Others point to Sept. 11, 2001, a bolt out of the blue that was a wake-up call to Islamic leaders around the world.

“There has been a huge outpouring of interfaith effort since Sept. 11,” said Padraic O’Hare, director of the Center for Study of Jewish-Christian-Muslim relations at Merrimack College in North Andover, Mass. “This is not a luxury. It’s a necessity, whether there is a God or not.”

His center added the word “Muslim” to its title in October 2008, a sign that the nation is evolving from a Judeo-Christian society to a society based on the three major Abrahamic religions.

Many say natural disasters, such as the 2004 tsunami in Southeast Asia, Hurricane Katrina in 2005 and the Haiti earthquake in January, have thrown together disparate religious charities like never before.

Many point out that it’s not American Christians but minority religious groups — Muslims, Mormons and Jews — who are providing the energy and creativity for this movement.
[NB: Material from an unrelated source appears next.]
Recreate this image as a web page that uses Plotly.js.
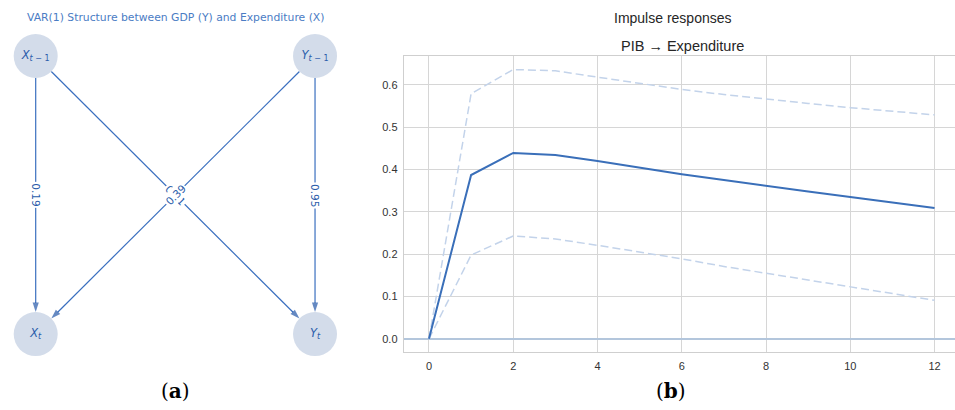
<!DOCTYPE html>
<html>
<head>
<meta charset="utf-8">
<script src="https://cdn.plot.ly/plotly-3.0.1.min.js"></script>
<style>html,body{margin:0;padding:0;background:#fff;overflow:hidden}#chart{width:955px;height:410px}</style>
</head>
<body>
<div id="chart"></div>
<script>
// ---------- Data: impulse responses (PIB -> Expenditure) ----------
const horizons = [0, 1, 2, 3, 4, 5, 6, 7, 8, 9, 10, 11, 12];
const irfMean  = [0, 0.387, 0.439, 0.434, 0.420, 0.404, 0.389, 0.375, 0.361, 0.348, 0.335, 0.322, 0.309];
const irfUpper = [0, 0.579, 0.636, 0.633, 0.618, 0.603, 0.589, 0.577, 0.566, 0.556, 0.546, 0.537, 0.529];
const irfLower = [0, 0.198, 0.243, 0.236, 0.221, 0.205, 0.189, 0.171, 0.155, 0.138, 0.122, 0.106, 0.091];
const xTicks = [0, 2, 4, 6, 8, 10, 12];
const yTicks = [0.0, 0.1, 0.2, 0.3, 0.4, 0.5, 0.6];

// ---------- Data: VAR(1) graph ----------
const nodeLabels = ['<i>X</i><sub><i>t</i> − 1</sub>', '<i>Y</i><sub><i>t</i> − 1</sub>', '<i>X</i><sub><i>t</i></sub>', '<i>Y</i><sub><i>t</i></sub>'];
const nodeX = [0, 1, 0, 1];
const nodeY = [1, 1, 0, 0];
const edgeFrom   = [0, 1, 0, 1];
const edgeTo     = [2, 3, 3, 2];
const edgeWeight = ['0.19', '0.95', '0.01', '0.39'];

const diagramTitle = 'VAR(1) Structure between GDP (Y) and Expenditure (X)';
const mainTitle = 'Impulse responses';
const subTitle = 'PIB → Expenditure';

// ---------- Layout helpers ----------
const W = 955, H = 410;
const px = v => v / W;
const py = v => 1 - v / H;

const blue = '#2a5caa';
const diagFont = 'DejaVu Sans, sans-serif';
const plotFont = 'Liberation Sans, Arial, sans-serif';

// diagram axes (graph layout units)
const x2Range = [-0.1278, 1.161];
const y2Range = [-0.273, 1.2014];
const x2Px = 360, y2Px = H;
const nodeRadiusPx = 22;
const rX = nodeRadiusPx * (x2Range[1] - x2Range[0]) / x2Px;
const rY = nodeRadiusPx * (y2Range[1] - y2Range[0]) / y2Px;

const traces = [
  {x: horizons, y: irfUpper, xaxis: 'x', yaxis: 'y', mode: 'lines',
   line: {color: '#c3d3ea', width: 1.5, dash: '8px,4px'}, hoverinfo: 'skip', showlegend: false},
  {x: horizons, y: irfLower, xaxis: 'x', yaxis: 'y', mode: 'lines',
   line: {color: '#c3d3ea', width: 1.5, dash: '8px,4px'}, hoverinfo: 'skip', showlegend: false},
  {x: horizons, y: irfMean, xaxis: 'x', yaxis: 'y', mode: 'lines',
   line: {color: '#3a6fb9', width: 2}, showlegend: false}
];

// edges: line from node boundary to node boundary, arrow marker at the end
for (let i = 0; i < edgeFrom.length; i++) {
  const a = edgeFrom[i], b = edgeTo[i];
  const dxp = (nodeX[b] - nodeX[a]) * x2Px / (x2Range[1] - x2Range[0]);
  const dyp = (nodeY[b] - nodeY[a]) * y2Px / (y2Range[1] - y2Range[0]);
  const len = Math.hypot(dxp, dyp);
  const ux = dxp / len, uy = dyp / len;
  const x0 = nodeX[a] + ux * rX, y0 = nodeY[a] + uy * rY;
  const x1 = nodeX[b] - ux * rX, y1 = nodeY[b] - uy * rY;
  traces.push({
    x: [x0, x1], y: [y0, y1], xaxis: 'x2', yaxis: 'y2', mode: 'lines+markers',
    line: {color: '#3a6fbf', width: 1.2},
    marker: {symbol: ['circle', 'arrow'], size: [0, 10], color: '#2457a8', angleref: 'previous', line: {width: 0}},
    hoverinfo: 'skip', showlegend: false, cliponaxis: false
  });
}

traces.push({x: nodeX, y: nodeY, xaxis: 'x2', yaxis: 'y2', mode: 'markers+text',
   text: nodeLabels, textposition: 'middle center',
   textfont: {family: diagFont, size: 11.5, color: blue},
   marker: {size: 2 * nodeRadiusPx, color: '#d3dcea', line: {width: 0}}, hoverinfo: 'skip', showlegend: false});

const annotations = [];
// edge labels
for (let i = 0; i < edgeFrom.length; i++) {
  const a = edgeFrom[i], b = edgeTo[i];
  const dx = nodeX[b] - nodeX[a], dy = nodeY[b] - nodeY[a];
  let ang = Math.atan2(dy, dx) * 180 / Math.PI;
  if (ang > 90) ang -= 180;
  if (ang < -90) ang += 180;
  annotations.push({
    xref: 'x2', yref: 'y2', x: (nodeX[a] + nodeX[b]) / 2, y: (nodeY[a] + nodeY[b]) / 2,
    text: edgeWeight[i], showarrow: false, textangle: -ang,
    bgcolor: '#ffffff', borderpad: 1,
    font: {family: diagFont, size: 10.5, color: blue}
  });
}
// titles and panel labels
annotations.push(
  {xref: 'paper', yref: 'paper', x: px(175), y: py(17), text: diagramTitle, showarrow: false,
   xanchor: 'center', yanchor: 'middle', font: {family: diagFont, size: 10.8, color: '#4a7cc4'}},
  {xref: 'paper', yref: 'paper', x: px(673), y: py(18), text: mainTitle, showarrow: false,
   xanchor: 'center', yanchor: 'middle', font: {family: plotFont, size: 14, color: '#262626'}},
  {xref: 'paper', yref: 'paper', x: px(682), y: py(46), text: subTitle, showarrow: false,
   xanchor: 'center', yanchor: 'middle', font: {family: plotFont, size: 14.5, color: '#262626'}},
  {xref: 'paper', yref: 'paper', x: px(175), y: py(391), text: '(<b>a</b>)', showarrow: false,
   xanchor: 'center', yanchor: 'middle', font: {family: 'DejaVu Serif, serif', size: 20, color: '#000'}},
  {xref: 'paper', yref: 'paper', x: px(671), y: py(391), text: '(<b>b</b>)', showarrow: false,
   xanchor: 'center', yanchor: 'middle', font: {family: 'DejaVu Serif, serif', size: 20, color: '#000'}}
);

const gridC = '#d6d6d6';
const layout = {
  width: W, height: H,
  margin: {l: 0, r: 0, t: 0, b: 0},
  paper_bgcolor: '#ffffff', plot_bgcolor: '#ffffff',
  showlegend: false,
  xaxis: {
    domain: [px(403.7), 1], range: [-0.6, 12.486], anchor: 'y',
    tickvals: xTicks, ticktext: xTicks.map(String), ticks: '', ticklabelstandoff: 4,
    showgrid: true, gridcolor: gridC, gridwidth: 1, zeroline: false,
    showline: true, linecolor: '#cfcfcf', linewidth: 1, mirror: true,
    tickfont: {family: plotFont, size: 11, color: '#333'}, fixedrange: true
  },
  yaxis: {
    domain: [1 - 352 / H, 1 - 56 / H], range: [-0.031, 0.668], anchor: 'x',
    tickvals: yTicks, ticktext: yTicks.map(v => v.toFixed(1)), ticks: '', ticklabelstandoff: 3,
    showgrid: true, gridcolor: gridC, gridwidth: 1,
    zeroline: true, zerolinecolor: '#b3c6dc', zerolinewidth: 2.2,
    showline: true, linecolor: '#cfcfcf', linewidth: 1, mirror: false,
    tickfont: {family: plotFont, size: 11, color: '#333'}, fixedrange: true
  },
  xaxis2: {
    domain: [0, px(x2Px)], range: x2Range, anchor: 'y2', visible: false, fixedrange: true
  },
  yaxis2: {
    domain: [0, 1], range: y2Range, anchor: 'x2', visible: false, fixedrange: true
  },
  annotations: annotations
};

Plotly.newPlot('chart', traces, layout, {staticPlot: true, displayModeBar: false});
</script>
</body>
</html>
Whatever the reason or cause, people are talking to other people like never before.

Jews, Muslims in Potomac

One of the newest interfaith initiatives is the annual “twinning” of synagogues and mosques, an effort sponsored by the New York-based Foundation for Ethnic Understanding to build bonds between Jews and Muslims. About 100 mosques and synagogues in North America and Europe “twinned” in November, double the amount that participated in the first Weekend of Twinning in 2008.

Two local participants were Congregation Shirat HaNefesh in Chevy Chase and the Medina Center in Potomac, which brought together a group of immigrant Muslims and suburban Jews. They agreed to meet on a Sunday afternoon for a combined worship service at a private home that serves as an informal mosque.

As a black velvet banner with Koranic sayings hung over the fireplace mantel, several dozen men sporting yarmulkes and kufis (the round cap that male Muslims wear) sat on the floor. Rabbi Gerald Serotta of Shirat HaNefesh had his arm flung around one of the Islamic worship leaders.

About 75 people turned out for the gathering, which had all the women clustered in the back. The Jewish women grouped themselves awkwardly against a wall and pulled on head scarves while the Muslim women gave them sympathetic smiles.

A speech by Rabbi Serotta suggested that Islamic and Jewish conceptions of God were basically equal.

“We don’t understand why God has chosen more than one path for humanity,” he told the group. “God created different paths so you’d compete in goodness.”

After Saif Qargha, a teacher from Afghanistan, gave a short instruction on the five pillars (basic tenets) of Islam, everyone lined up to pray. At the chant of the muezzin, Muslim and Jew alike dropped to their knees, then touched their heads to the floor in a form of prayer in mosques.